Leave out the pictures and repeat the rest of the material exactly.

### Stored data
◆ ◆ ◆

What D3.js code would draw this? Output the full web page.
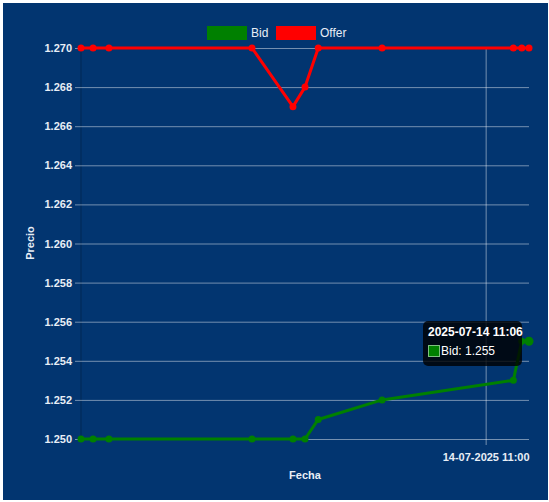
<!DOCTYPE html>
<html><head><meta charset="utf-8">
<script src="https://cdn.jsdelivr.net/npm/d3@7"></script>
<style>html,body{margin:0;padding:0;background:#fff;}svg{display:block;}</style>
</head><body>
<svg id="c" width="549" height="502"></svg>
<script>
const times = ["2025-07-14T10:04:00","2025-07-14T10:05:40","2025-07-14T10:07:52","2025-07-14T10:27:40","2025-07-14T10:33:20","2025-07-14T10:35:00","2025-07-14T10:36:50","2025-07-14T10:45:40","2025-07-14T11:03:50","2025-07-14T11:05:00","2025-07-14T11:06:00"];
const bid   = [1.250,1.250,1.250,1.250,1.250,1.250,1.251,1.252,1.253,1.255,1.255];
const offer = [1.270,1.270,1.270,1.270,1.267,1.268,1.270,1.270,1.270,1.270,1.270];
const yTicks = [1.250,1.252,1.254,1.256,1.258,1.260,1.262,1.264,1.266,1.268,1.270];
const xTicks = ["2025-07-14T11:00:00"];
const xTickLabels = ["14-07-2025 11:00"];
const seriesNames = ["Bid","Offer"];
const seriesColors = ["#008000","#ff0000"];
const tooltipTitle = "2025-07-14 11:06";
const tooltipBody = "Bid: 1.255";

const parse = d3.isoParse;
const dates = times.map(parse);
const svg = d3.select("#c");
const bg = "#023570";
svg.append("rect").attr("x",3).attr("y",3).attr("width",545).attr("height",497).attr("fill",bg);

const x = d3.scaleTime().domain(d3.extent(dates)).range([81,529]);
const y = d3.scaleLinear().domain([1.250,1.270]).range([439,48]);
const font = "'Liberation Sans', Arial, Helvetica, sans-serif";
const txt = "#e8eef6";
const grid = "rgba(255,255,255,0.45)";

// y grid + axis
const yAx = svg.append("g").attr("transform","translate(81,0)")
  .call(d3.axisLeft(y).tickValues(yTicks).tickFormat(d3.format(".3f")).tickSizeInner(6).tickSizeOuter(0).tickPadding(3));
yAx.select(".domain").attr("stroke","rgba(0,0,0,0.25)").attr("d","M0,48V439");
yAx.selectAll(".tick line").attr("stroke",grid).attr("x1",-6).attr("x2",448);
yAx.selectAll(".tick text").attr("fill",txt).attr("font-family",font).attr("font-size",11).attr("font-weight","bold");

// x grid + axis
const xAx = svg.append("g").attr("transform","translate(0,439)")
  .call(d3.axisBottom(x).tickValues(xTicks.map(parse)).tickFormat((d,i)=>xTickLabels[i]).tickSizeOuter(0).tickPadding(8));
xAx.select(".domain").remove();
xAx.selectAll(".tick line").attr("stroke",grid).attr("y1",-391).attr("y2",6);
xAx.selectAll(".tick text").attr("fill",txt).attr("font-family",font).attr("font-size",11).attr("font-weight","bold");

// axis titles
svg.append("text").attr("x",305).attr("y",479).attr("text-anchor","middle").attr("fill",txt)
  .attr("font-family",font).attr("font-size",11).attr("font-weight","bold").text("Fecha");
svg.append("text").attr("transform","translate(34,243) rotate(-90)").attr("text-anchor","middle").attr("fill",txt)
  .attr("font-family",font).attr("font-size",11).attr("font-weight","bold").text("Precio");

// lines
const series = [bid, offer];
const line = d3.line().x((d,i)=>x(dates[i])).y(d=>y(d));
series.forEach((s,k)=>{
  svg.append("path").datum(s).attr("d",line).attr("fill","none").attr("stroke",seriesColors[k])
    .attr("stroke-width",3).attr("stroke-linejoin","round");
  svg.append("g").selectAll("circle").data(s).join("circle")
    .attr("cx",(d,i)=>x(dates[i])).attr("cy",d=>y(d))
    .attr("r",(d,i)=> (k===0 && i===s.length-1) ? 4.5 : 3.5)
    .attr("fill",seriesColors[k]);
});

// legend
const lg = svg.append("g");
[[207,251],[276,320]].forEach((p,k)=>{
  lg.append("rect").attr("x",p[0]).attr("y",26).attr("width",40).attr("height",14).attr("fill",seriesColors[k]);
  lg.append("text").attr("x",p[1]).attr("y",37).attr("fill",txt).attr("font-family",font)
    .attr("font-size",12).text(seriesNames[k]);
});

// tooltip
const lastI = dates.length-1;
const tx = x(dates[lastI-1]) - 90, ty = y(bid[lastI]) - 20;
const tt = svg.append("g");
tt.append("rect").attr("x",423).attr("y",321).attr("width",99).attr("height",45).attr("rx",5)
  .attr("fill","rgba(0,0,0,0.8)");
tt.append("text").attr("x",428).attr("y",336).attr("fill","#fff").attr("font-family",font)
  .attr("font-size",12).attr("font-weight","bold").text(tooltipTitle);
tt.append("rect").attr("x",428.5).attr("y",345.5).attr("width",11).attr("height",11)
  .attr("fill",seriesColors[0]).attr("stroke","#7fbf7f").attr("stroke-width",1);
tt.append("text").attr("x",441).attr("y",355).attr("fill","#fff").attr("font-family",font)
  .attr("font-size",12).text(tooltipBody);
</script>
</body></html>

◆ ◆ ◆

### Response
What D3.js code would draw this? Output the full web page.
<!DOCTYPE html>
<html><head><meta charset="utf-8">
<script src="https://cdn.jsdelivr.net/npm/d3@7"></script>
<style>html,body{margin:0;padding:0;background:#fff;}svg{display:block;}</style>
</head><body>
<svg id="c" width="549" height="502"></svg>
<script>
const times = ["2025-07-14T10:04:00","2025-07-14T10:05:40","2025-07-14T10:07:52","2025-07-14T10:27:40","2025-07-14T10:33:20","2025-07-14T10:35:00","2025-07-14T10:36:50","2025-07-14T10:45:40","2025-07-14T11:03:50","2025-07-14T11:05:00","2025-07-14T11:06:00"];
const bid   = [1.250,1.250,1.250,1.250,1.250,1.250,1.251,1.252,1.253,1.255,1.255];
const offer = [1.270,1.270,1.270,1.270,1.267,1.268,1.270,1.270,1.270,1.270,1.270];
const yTicks = [1.250,1.252,1.254,1.256,1.258,1.260,1.262,1.264,1.266,1.268,1.270];
const xTicks = ["2025-07-14T11:00:00"];
const xTickLabels = ["14-07-2025 11:00"];
const seriesNames = ["Bid","Offer"];
const seriesColors = ["#008000","#ff0000"];
const tooltipTitle = "2025-07-14 11:06";
const tooltipBody = "Bid: 1.255";

const parse = d3.isoParse;
const dates = times.map(parse);
const svg = d3.select("#c");
const bg = "#023570";
svg.append("rect").attr("x",3).attr("y",3).attr("width",545).attr("height",497).attr("fill",bg);

const x = d3.scaleTime().domain(d3.extent(dates)).range([81,529]);
const y = d3.scaleLinear().domain([1.250,1.270]).range([439,48]);
const font = "'Liberation Sans', Arial, Helvetica, sans-serif";
const txt = "#e8eef6";
const grid = "rgba(255,255,255,0.45)";

// y grid + axis
const yAx = svg.append("g").attr("transform","translate(81,0)")
  .call(d3.axisLeft(y).tickValues(yTicks).tickFormat(d3.format(".3f")).tickSizeInner(6).tickSizeOuter(0).tickPadding(3));
yAx.select(".domain").attr("stroke","rgba(0,0,0,0.25)").attr("d","M0,48V439");
yAx.selectAll(".tick line").attr("stroke",grid).attr("x1",-6).attr("x2",448);
yAx.selectAll(".tick text").attr("fill",txt).attr("font-family",font).attr("font-size",11).attr("font-weight","bold");

// x grid + axis
const xAx = svg.append("g").attr("transform","translate(0,439)")
  .call(d3.axisBottom(x).tickValues(xTicks.map(parse)).tickFormat((d,i)=>xTickLabels[i]).tickSizeOuter(0).tickPadding(8));
xAx.select(".domain").remove();
xAx.selectAll(".tick line").attr("stroke",grid).attr("y1",-391).attr("y2",6);
xAx.selectAll(".tick text").attr("fill",txt).attr("font-family",font).attr("font-size",11).attr("font-weight","bold");

// axis titles
svg.append("text").attr("x",305).attr("y",479).attr("text-anchor","middle").attr("fill",txt)
  .attr("font-family",font).attr("font-size",11).attr("font-weight","bold").text("Fecha");
svg.append("text").attr("transform","translate(34,243) rotate(-90)").attr("text-anchor","middle").attr("fill",txt)
  .attr("font-family",font).attr("font-size",11).attr("font-weight","bold").text("Precio");

// lines
const series = [bid, offer];
const line = d3.line().x((d,i)=>x(dates[i])).y(d=>y(d));
series.forEach((s,k)=>{
  svg.append("path").datum(s).attr("d",line).attr("fill","none").attr("stroke",seriesColors[k])
    .attr("stroke-width",3).attr("stroke-linejoin","round");
  svg.append("g").selectAll("circle").data(s).join("circle")
    .attr("cx",(d,i)=>x(dates[i])).attr("cy",d=>y(d))
    .attr("r",(d,i)=> (k===0 && i===s.length-1) ? 4.5 : 3.5)
    .attr("fill",seriesColors[k]);
});

// legend
const lg = svg.append("g");
[[207,251],[276,320]].forEach((p,k)=>{
  lg.append("rect").attr("x",p[0]).attr("y",26).attr("width",40).attr("height",14).attr("fill",seriesColors[k]);
  lg.append("text").attr("x",p[1]).attr("y",37).attr("fill",txt).attr("font-family",font)
    .attr("font-size",12).text(seriesNames[k]);
});

// tooltip
const lastI = dates.length-1;
const tx = x(dates[lastI-1]) - 90, ty = y(bid[lastI]) - 20;
const tt = svg.append("g");
tt.append("rect").attr("x",423).attr("y",321).attr("width",99).attr("height",45).attr("rx",5)
  .attr("fill","rgba(0,0,0,0.8)");
tt.append("text").attr("x",428).attr("y",336).attr("fill","#fff").attr("font-family",font)
  .attr("font-size",12).attr("font-weight","bold").text(tooltipTitle);
tt.append("rect").attr("x",428.5).attr("y",345.5).attr("width",11).attr("height",11)
  .attr("fill",seriesColors[0]).attr("stroke","#7fbf7f").attr("stroke-width",1);
tt.append("text").attr("x",441).attr("y",355).attr("fill","#fff").attr("font-family",font)
  .attr("font-size",12).text(tooltipBody);
</script>
</body></html>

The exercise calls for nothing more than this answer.